Anchorage Democratic Rep. Andy Josephson introduced legislation earlier this year to create a 20-cents-a-bag tax. He plans to release a revised proposal Friday to ban the bags outright, he said in a phone interview from Juneau this week.
The measure's fate is far from certain: After passing its first House committee last month, it still must clear another committee, then a vote in the full House before heading to the Senate, where it faces skepticism from at least one member of the Republican-led majority.
While Josephson said he's not confident that his House Bill 264 will pass, he said he filed it as a conversation starter. And it has sparked a debate over whether states or cities should be empowered to make the rules over plastic bags — as well as a fight between those who say the bags end up as litter that poses a risk to wildlife, and those who say restrictions would hurt shoppers, stores and manufacturers.
Josephson has support from the plastic bag committee of the Mat-Su Zero Waste Coalition, a citizens group that successfully pushed for an unlikely bag ban in Wasilla, the deeply conservative town outside of Anchorage.
Opponents include the National Federation of Independent Businesses, as well as the Alaska Municipal League — a group that represents Alaska cities, towns and boroughs and wants to preserve their power to set their own rules.
A new ally joined them earlier this month: the American Progressive Bag Alliance.
The group signed a $20,000 contract last week with lobbyist Frank Bickford to represent its interests on "plastic bag legislation, bans and taxes," according to a report filed with state regulators.
The group is based out of the K Street offices of the Plastics Industry Association in Washington, D.C. It doesn't list its members on its website, but an online professional profile of its director, Matt Seaholm, says he works with "companies concerned about regulation of plastics and interested in promoting the value of plastic film and bag manufacturing and recycling."
The group has jumped into fights over plastic bag laws all across the country, from South Carolina to California, where it spent more than $3 million in an unsuccessful effort to repeal a statewide ban.
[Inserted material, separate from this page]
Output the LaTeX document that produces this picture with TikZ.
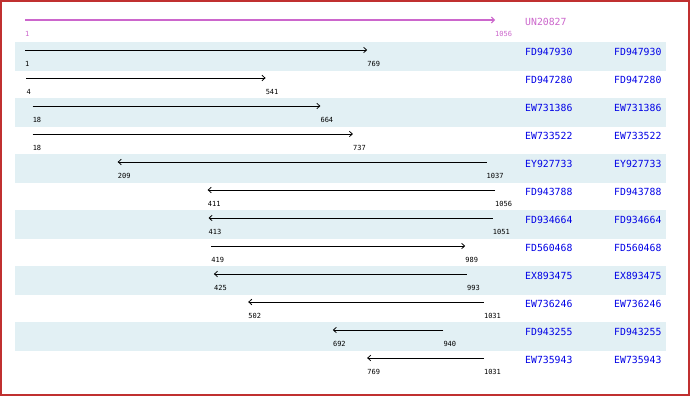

An industry spokesman, at the time, told the San Francisco Chronicle that companies' yearly bag sales in the state were between $100 million and $150 million.
Asked about the group's decision to hire a lobbyist in Alaska, Seaholm, through a public relations firm, sent a prepared statement saying the alliance has taken notice of HB 264.
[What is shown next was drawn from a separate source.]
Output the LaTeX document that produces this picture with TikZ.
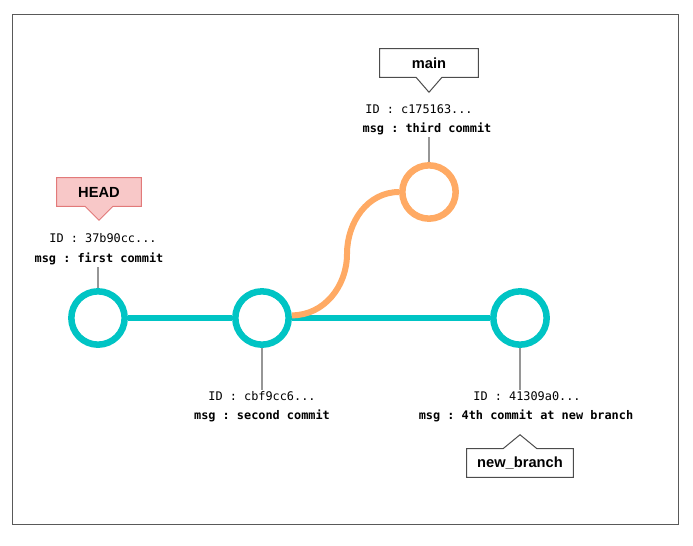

"It is important for policymakers to know that while sometimes well-intentioned, these policies are misguided," the statement quoted Seaholm as saying. "These taxes hurt those who can least afford it, cause additional burdens on businesses, and result in substitute products that are worse for the environment."
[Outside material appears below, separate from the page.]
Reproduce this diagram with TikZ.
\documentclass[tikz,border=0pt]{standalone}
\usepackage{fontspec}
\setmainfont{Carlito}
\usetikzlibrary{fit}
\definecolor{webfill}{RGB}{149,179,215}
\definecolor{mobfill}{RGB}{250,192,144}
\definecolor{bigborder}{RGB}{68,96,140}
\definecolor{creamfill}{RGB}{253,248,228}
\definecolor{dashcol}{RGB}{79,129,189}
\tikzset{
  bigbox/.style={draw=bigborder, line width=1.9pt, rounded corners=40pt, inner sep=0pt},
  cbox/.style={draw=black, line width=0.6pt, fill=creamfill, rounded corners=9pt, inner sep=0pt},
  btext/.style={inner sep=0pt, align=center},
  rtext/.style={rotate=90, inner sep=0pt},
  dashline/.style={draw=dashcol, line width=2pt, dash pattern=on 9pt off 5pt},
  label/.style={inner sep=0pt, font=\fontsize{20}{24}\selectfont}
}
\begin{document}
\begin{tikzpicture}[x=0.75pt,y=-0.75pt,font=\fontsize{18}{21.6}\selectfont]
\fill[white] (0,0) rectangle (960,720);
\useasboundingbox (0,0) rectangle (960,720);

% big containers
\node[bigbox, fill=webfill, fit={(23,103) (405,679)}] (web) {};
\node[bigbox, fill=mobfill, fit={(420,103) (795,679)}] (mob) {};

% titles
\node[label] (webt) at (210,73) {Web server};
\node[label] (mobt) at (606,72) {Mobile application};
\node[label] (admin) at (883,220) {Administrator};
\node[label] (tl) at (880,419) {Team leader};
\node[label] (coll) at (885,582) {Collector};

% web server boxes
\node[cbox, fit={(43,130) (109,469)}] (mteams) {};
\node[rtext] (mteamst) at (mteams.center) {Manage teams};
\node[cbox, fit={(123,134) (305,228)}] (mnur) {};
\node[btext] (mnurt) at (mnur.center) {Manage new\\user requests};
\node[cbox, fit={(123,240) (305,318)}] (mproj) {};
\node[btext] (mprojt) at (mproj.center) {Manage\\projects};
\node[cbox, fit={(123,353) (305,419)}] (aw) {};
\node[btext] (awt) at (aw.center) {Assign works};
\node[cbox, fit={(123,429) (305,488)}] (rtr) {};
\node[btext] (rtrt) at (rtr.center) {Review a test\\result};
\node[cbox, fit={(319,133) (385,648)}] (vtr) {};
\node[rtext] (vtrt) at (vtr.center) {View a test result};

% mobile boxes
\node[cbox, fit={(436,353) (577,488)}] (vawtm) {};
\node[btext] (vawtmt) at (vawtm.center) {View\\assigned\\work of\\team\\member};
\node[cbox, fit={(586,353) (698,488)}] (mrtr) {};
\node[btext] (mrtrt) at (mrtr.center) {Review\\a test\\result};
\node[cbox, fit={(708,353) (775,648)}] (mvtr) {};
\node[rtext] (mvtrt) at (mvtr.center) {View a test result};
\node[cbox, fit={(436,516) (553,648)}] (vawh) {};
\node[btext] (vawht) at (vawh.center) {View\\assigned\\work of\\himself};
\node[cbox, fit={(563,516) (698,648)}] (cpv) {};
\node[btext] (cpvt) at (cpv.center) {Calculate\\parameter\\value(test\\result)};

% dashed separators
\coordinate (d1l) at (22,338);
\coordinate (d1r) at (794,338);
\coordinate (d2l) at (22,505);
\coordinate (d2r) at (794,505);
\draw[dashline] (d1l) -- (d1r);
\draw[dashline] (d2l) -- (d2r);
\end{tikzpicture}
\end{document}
Josephson's push comes after several municipalities have passed bans of their own, from the rural hub town of Bethel, in Southwest Alaska, to Cordova on Prince William Sound to Wasilla, which Josephson calls "the big prize."
He said he disagrees with the plastics industry's assertion that reusable bags are worse for the environment, citing disposable bags' impacts especially in oceans, where seafood can absorb tiny pieces of plastic.
But by another metric, some replacements for disposable bags must be used dozens of times to make their environmental impact smaller. A cotton reusable bag must be used 131 times before its global warming potential is below that of a standard, single-use plastic bag, according to a United Kingdom government study.
That measure, though, doesn't account for the potential aesthetic appeal of keeping the disposable bags out of roads and ditches. That was what pushed Wasilla's city council to approve a ban, said Mayor Bert Cottle.
"People were tired of looking at them going up and down the roads. When's the last time you saw a paper bag lying in a ditch?" Cottle said in a phone interview.
But Cottle, like the Alaska Municipal League, opposes Josephson's legislation because of the way it would apply to the whole state, rather than letting cities and towns decide on bans themselves.
"I don't think the state needs to be telling us that we have to do it," he said.
One member of the Senate's Republican-led majority, Wasilla GOP Sen. David Wilson, agreed. He said he wants to "let local communities make that decision."
Josephson responded by saying that "bags don't understand municipal borders." And he added that he likes to propose "ambitious" legislation, though he said he could be open to a provision allowing municipalities to opt out of his bill — if that was needed to get it the support to pass.
He added: "We think that people will adapt to something that will make Alaska a better place, and Wasilla is proof of that."